Critical angle $\sin c = \dfrac{1}{n}$ Gives the critical angle $c$ for a ray inside a medium of refractive index $n$. At an angle of incidence greater than $c$ the ray is totally internally reflected.
Refractive index $n = \dfrac{\sin i}{\sin r}$ Refractive index of a medium from the angle of incidence $i$ in air and the angle of refraction $r$ in the medium. A larger $n$ means light slows more and bends more.
Wave equation $v = f\lambda$ Wave speed equals frequency times wavelength. Use for any wave to find one quantity from the other two; $v$ in m/s, $f$ in Hz, $\lambda$ in m.

Key concepts: **Converging and diverging lenses**: A *converging* (convex) lens bends parallel rays inward to meet at the *principal focus*, a distance equal to the focal length $f$ from the lens. A *diverging* (concave) lens spreads parallel rays apart so they appear to come from a focus on the same side., **Law of reflection and the plane-mirror image**: The angle of incidence equals the angle of reflection, both measured from the *normal*. The image in a plane mirror is the same size as the object, as far behind the mirror as the object is in front, upright, laterally inverted and *virtual*., **Order of the electromagnetic spectrum**: In order of increasing frequency and decreasing wavelength the regions are radio, microwave, infrared, visible, ultraviolet, X-rays and gamma.

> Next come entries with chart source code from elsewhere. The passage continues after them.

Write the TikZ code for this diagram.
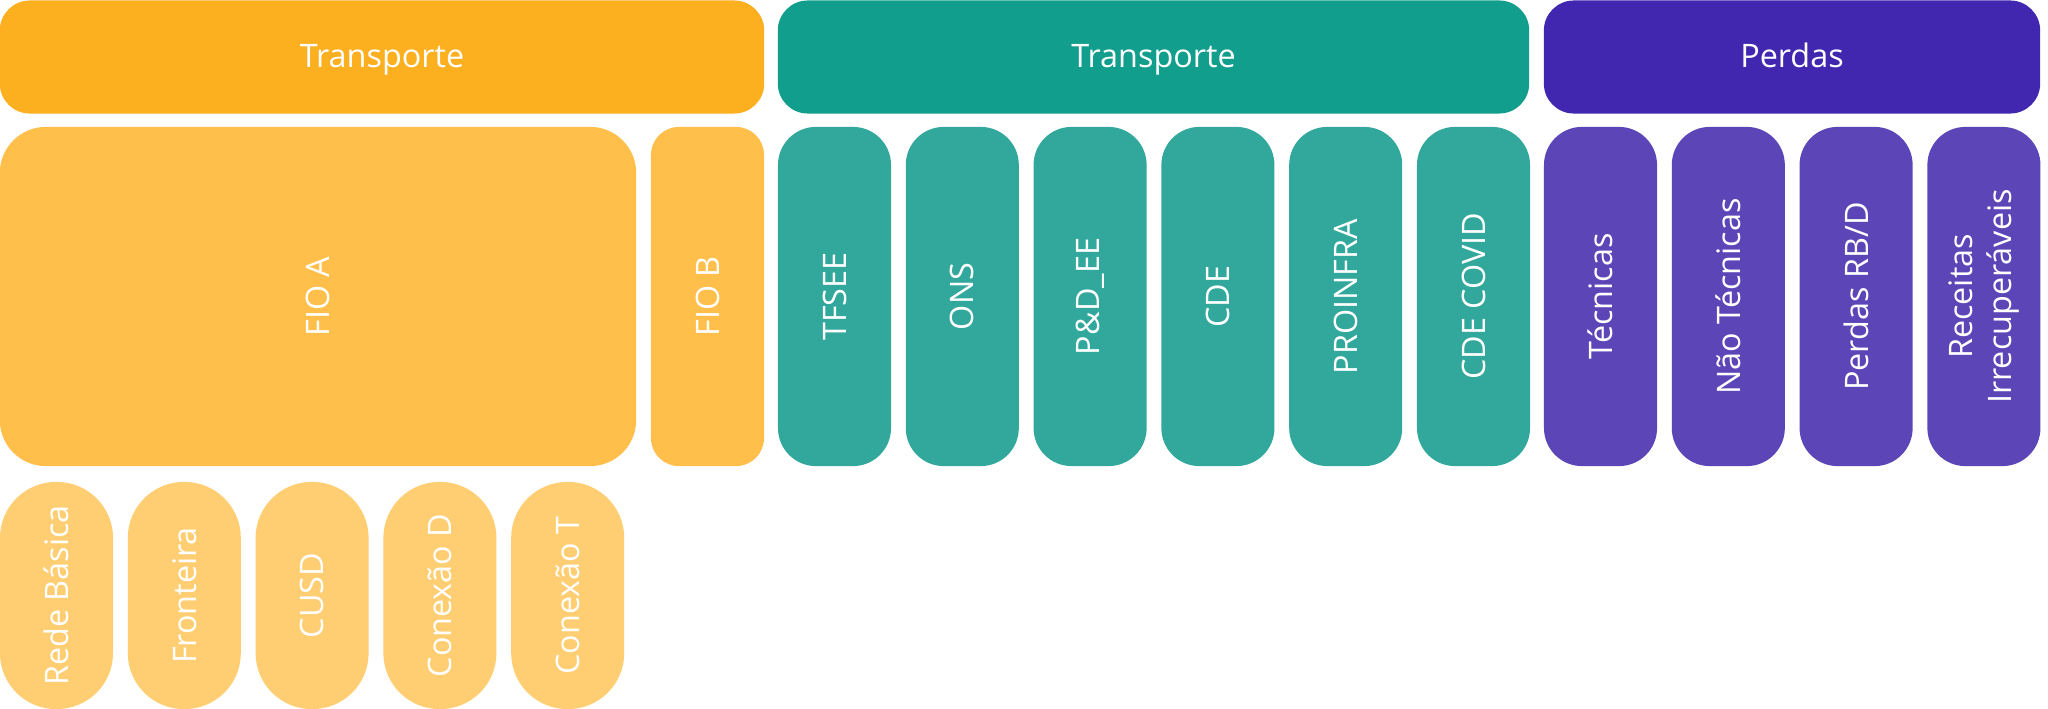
\documentclass[tikz,border=0pt]{standalone}
\usepackage{fontspec}
\setmainfont{Open Sans}

\definecolor{orangeTop}{RGB}{252,175,31}
\definecolor{orangeMid}{RGB}{255,191,74}
\definecolor{orangeLow}{RGB}{255,206,115}
\definecolor{tealTop}{RGB}{18,158,140}
\definecolor{tealMid}{RGB}{50,168,156}
\definecolor{purpleTop}{RGB}{65,39,175}
\definecolor{purpleMid}{RGB}{92,69,183}

\tikzset{
  bar/.style={rounded corners=0.3cm, minimum height=1.13cm, inner sep=0pt,
    text=white, text height=1.6ex, text depth=0.5ex,
    font=\fontsize{9.2}{11}\selectfont},
  col/.style={rotate=90, rounded corners=0.38cm, minimum width=3.39cm,
    minimum height=1.13cm, inner sep=0pt, text=white, align=center,
    font=\fontsize{9.2}{11}\selectfont},
  pill/.style={col, rounded corners=0.56cm, minimum width=2.27cm}
}

\begin{document}
\begin{tikzpicture}[x=0.01cm,y=-0.01cm]
\useasboundingbox (0,0) rectangle (2048,709);

% top row
\node[bar, fill=orangeTop, minimum width=7.64cm] (transpA) at (382,57) {Transporte};
\node[bar, fill=tealTop, minimum width=7.51cm] (transpB) at (1153.5,57) {Transporte};
\node[bar, fill=purpleTop, minimum width=4.96cm] (perdas) at (1792,57) {Perdas};

% fio
\node[col, fill=orangeMid, minimum height=6.36cm, rounded corners=0.46cm] (fioA) at (318,296.5) {FIO A};
\node[col, fill=orangeMid, rounded corners=0.28cm] (fioB) at (707.5,296.5) {FIO B};

% encargos
\foreach \name/\txt [count=\i from 0] in {tfsee/TFSEE, ons/ONS, ped/P\&D\_EE, cde/CDE, proinfra/PROINFRA, covid/CDE COVID}
  \node[col, fill=tealMid] (\name) at ({834.5+127.8*\i},296.5) {\txt};

% perdas
\foreach \name/\txt [count=\i from 0] in {tecnicas/Técnicas, naotec/Não Técnicas, rbd/{Perdas RB/D}, irrec/{Receitas\\Irrecuperáveis}}
  \node[col, fill=purpleMid] (\name) at ({1600.5+127.8*\i},296.5) {\txt};

% componentes do fio A
\foreach \name/\txt [count=\i from 0] in {rede/Rede Básica, fronteira/Fronteira, cusd/CUSD, conD/Conexão D, conT/Conexão T}
  \node[pill, fill=orangeLow] (\name) at ({56.5+127.8*\i},595.5) {\txt};
\end{tikzpicture}
\end{document}
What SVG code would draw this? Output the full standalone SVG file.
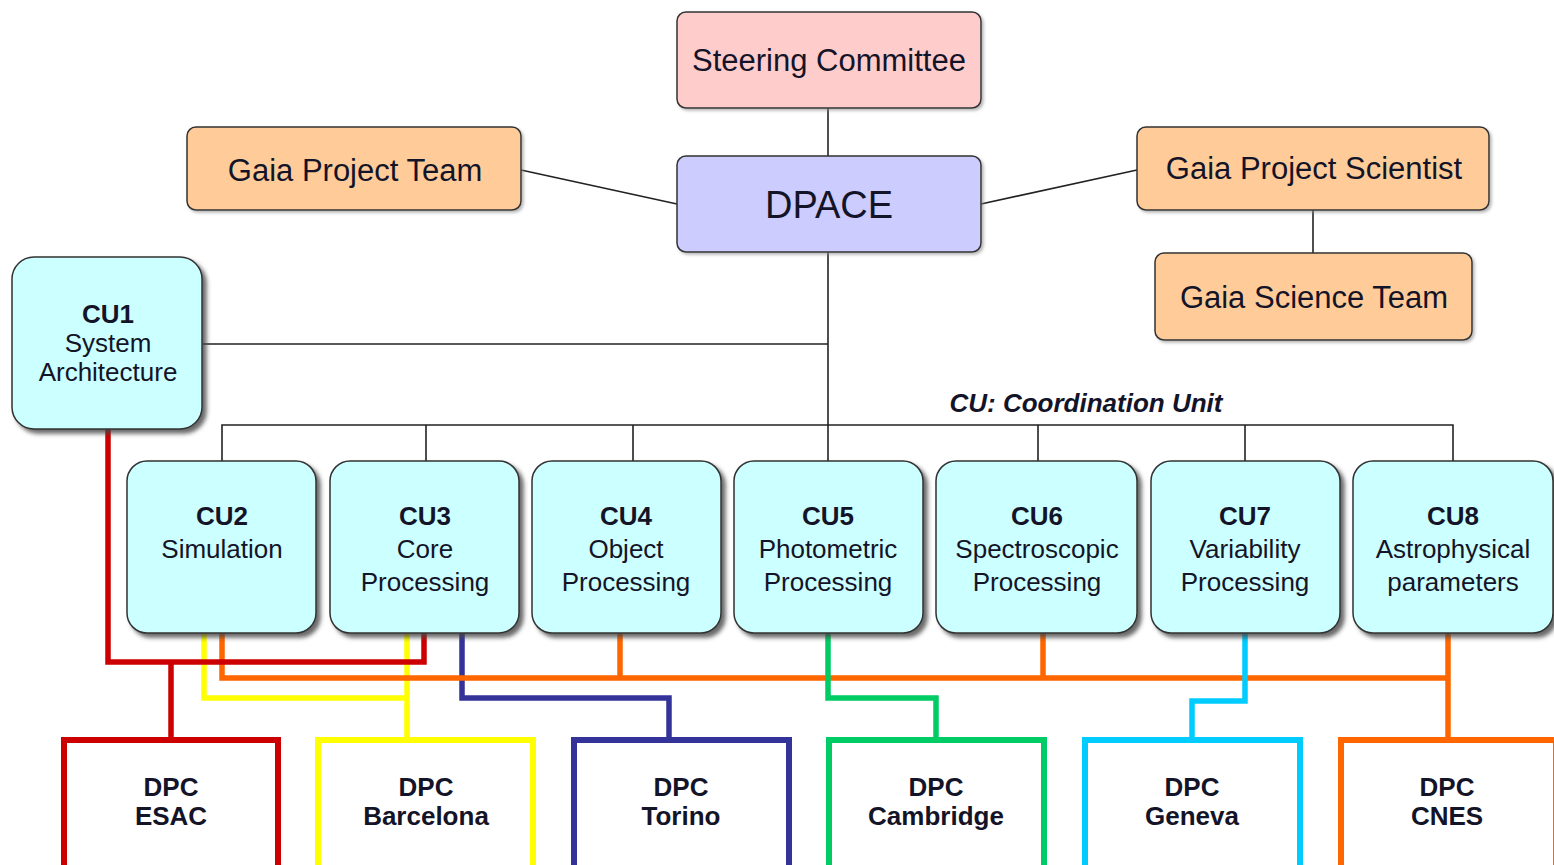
<svg xmlns="http://www.w3.org/2000/svg" width="1554" height="865" viewBox="0 0 1554 865">
<defs>
<filter id="sh" x="-10%" y="-10%" width="130%" height="130%">
<feDropShadow dx="4" dy="4" stdDeviation="2" flood-color="#444" flood-opacity="0.8"/>
</filter>
<filter id="sh2" x="-10%" y="-10%" width="130%" height="130%">
<feDropShadow dx="2" dy="2" stdDeviation="1.5" flood-color="#888" flood-opacity="0.6"/>
</filter>
</defs>
<style>
text{font-family:"Liberation Sans",Arial,sans-serif;fill:#141428;text-anchor:middle}
.top{font-size:31px}
.cu{fill:#ccffff;stroke:#333;stroke-width:1.5}
.cut{font-size:26px}
.b{font-weight:bold}
.dpc{fill:#fff;stroke-width:6}
.blk{stroke:#222;stroke-width:1.6;fill:none}
.col{fill:none;stroke-width:5.5;stroke-linecap:square;stroke-linejoin:miter}
</style>
<rect width="1554" height="865" fill="#fff"/>

<g id="connectors">
<line class="blk" x1="828" y1="108" x2="828" y2="156"/>
<line class="blk" x1="521" y1="170" x2="677" y2="204"/>
<line class="blk" x1="981" y1="204" x2="1137" y2="170"/>
<line class="blk" x1="1313" y1="210" x2="1313" y2="253"/>
<line class="blk" x1="828" y1="252" x2="828" y2="461"/>
<line class="blk" x1="203" y1="344" x2="828" y2="344"/>
<path class="blk" d="M222 461V425H1453V461M426 425V461M633 425V461M1038 425V461M1245 425V461"/>
<path class="col" stroke="#ffff00" d="M204 636V698H407M407 636V739"/>
<path class="col" stroke="#333399" d="M462 636V698H669V739"/>
<path class="col" stroke="#ff6600" d="M222 636V678H1448M620 636V678M1043 636V678M1448 636V739"/>
<path class="col" stroke="#cc0000" d="M108 432V662H424V636M171 662V739"/>
<path class="col" stroke="#00cc66" d="M828 636V698H936V739"/>
<path class="col" stroke="#00ccff" d="M1245 636V701H1192V739"/>
</g>

<g id="steering"><rect x="677" y="12" width="304" height="96" rx="9" fill="#ffcccc" stroke="#333" stroke-width="1.5" filter="url(#sh2)"/><text class="top" x="829" y="71">Steering Committee</text></g>
<g id="dpace"><rect x="677" y="156" width="304" height="96" rx="9" fill="#ccccff" stroke="#333" stroke-width="1.5" filter="url(#sh2)"/><text x="829" y="218" style="font-size:38px">DPACE</text></g>
<g id="gpt"><rect x="187" y="127" width="334" height="83" rx="9" fill="#ffcc99" stroke="#333" stroke-width="1.5" filter="url(#sh2)"/><text class="top" x="355" y="181">Gaia Project Team</text></g>
<g id="gps"><rect x="1137" y="127" width="352" height="83" rx="9" fill="#ffcc99" stroke="#333" stroke-width="1.5" filter="url(#sh2)"/><text class="top" x="1314" y="179">Gaia Project Scientist</text></g>
<g id="gst"><rect x="1155" y="253" width="317" height="87" rx="9" fill="#ffcc99" stroke="#333" stroke-width="1.5" filter="url(#sh2)"/><text class="top" x="1314" y="308">Gaia Science Team</text></g>

<g id="cu1"><rect class="cu" x="12" y="257" width="190" height="172" rx="22" filter="url(#sh)"/><text class="cut b" x="108" y="323">CU1</text><text class="cut" x="108" y="352">System</text><text class="cut" x="108" y="381">Architecture</text></g>

<text id="cu-label" x="1086" y="412" class="b" style="font-size:26px;font-style:italic">CU: Coordination Unit</text>

<g id="cu2"><rect class="cu" x="127" y="461" width="189" height="172" rx="20" filter="url(#sh)"/><text class="cut b" x="222" y="525">CU2</text><text class="cut" x="222" y="558">Simulation</text></g>
<g id="cu3"><rect class="cu" x="330" y="461" width="189" height="172" rx="20" filter="url(#sh)"/><text class="cut b" x="425" y="525">CU3</text><text class="cut" x="425" y="558">Core</text><text class="cut" x="425" y="591">Processing</text></g>
<g id="cu4"><rect class="cu" x="532" y="461" width="189" height="172" rx="20" filter="url(#sh)"/><text class="cut b" x="626" y="525">CU4</text><text class="cut" x="626" y="558">Object</text><text class="cut" x="626" y="591">Processing</text></g>
<g id="cu5"><rect class="cu" x="734" y="461" width="189" height="172" rx="20" filter="url(#sh)"/><text class="cut b" x="828" y="525">CU5</text><text class="cut" x="828" y="558">Photometric</text><text class="cut" x="828" y="591">Processing</text></g>
<g id="cu6"><rect class="cu" x="936" y="461" width="201" height="172" rx="20" filter="url(#sh)"/><text class="cut b" x="1037" y="525">CU6</text><text class="cut" x="1037" y="558">Spectroscopic</text><text class="cut" x="1037" y="591">Processing</text></g>
<g id="cu7"><rect class="cu" x="1151" y="461" width="189" height="172" rx="20" filter="url(#sh)"/><text class="cut b" x="1245" y="525">CU7</text><text class="cut" x="1245" y="558">Variability</text><text class="cut" x="1245" y="591">Processing</text></g>
<g id="cu8"><rect class="cu" x="1353" y="461" width="200" height="172" rx="20" filter="url(#sh)"/><text class="cut b" x="1453" y="525">CU8</text><text class="cut" x="1453" y="558">Astrophysical</text><text class="cut" x="1453" y="591">parameters</text></g>

<g id="dpc-esac"><rect class="dpc" stroke="#cc0000" x="64" y="740" width="214" height="140"/><text class="cut b" x="171" y="796">DPC</text><text class="cut b" x="171" y="825">ESAC</text></g>
<g id="dpc-barcelona"><rect class="dpc" stroke="#ffff00" x="318" y="740" width="215" height="140"/><text class="cut b" x="426" y="796">DPC</text><text class="cut b" x="426" y="825">Barcelona</text></g>
<g id="dpc-torino"><rect class="dpc" stroke="#333399" x="574" y="740" width="215" height="140"/><text class="cut b" x="681" y="796">DPC</text><text class="cut b" x="681" y="825">Torino</text></g>
<g id="dpc-cambridge"><rect class="dpc" stroke="#00cc66" x="829" y="740" width="215" height="140"/><text class="cut b" x="936" y="796">DPC</text><text class="cut b" x="936" y="825">Cambridge</text></g>
<g id="dpc-geneva"><rect class="dpc" stroke="#00ccff" x="1085" y="740" width="215" height="140"/><text class="cut b" x="1192" y="796">DPC</text><text class="cut b" x="1192" y="825">Geneva</text></g>
<g id="dpc-cnes"><rect class="dpc" stroke="#ff6600" x="1341" y="740" width="215" height="140"/><text class="cut b" x="1447" y="796">DPC</text><text class="cut b" x="1447" y="825">CNES</text></g>
</svg>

All electromagnetic waves are transverse and travel through a vacuum at the same speed, $3.0 \times 10^8$ m/s., **Sound as a longitudinal wave**: Sound is a *longitudinal* wave of compressions and rarefactions produced by a vibrating source. It needs a medium, so it cannot travel through a vacuum, and it travels fastest in solids, slower in liquids and slowest in gases., **Transverse and longitudinal waves**: A wave transfers *energy* from place to place without transferring matter. In a *transverse* wave the vibration is at right angles to the direction of travel, as in light and water ripples; in a *longitudinal* wave the vibration is along the direction of travel, as in sound.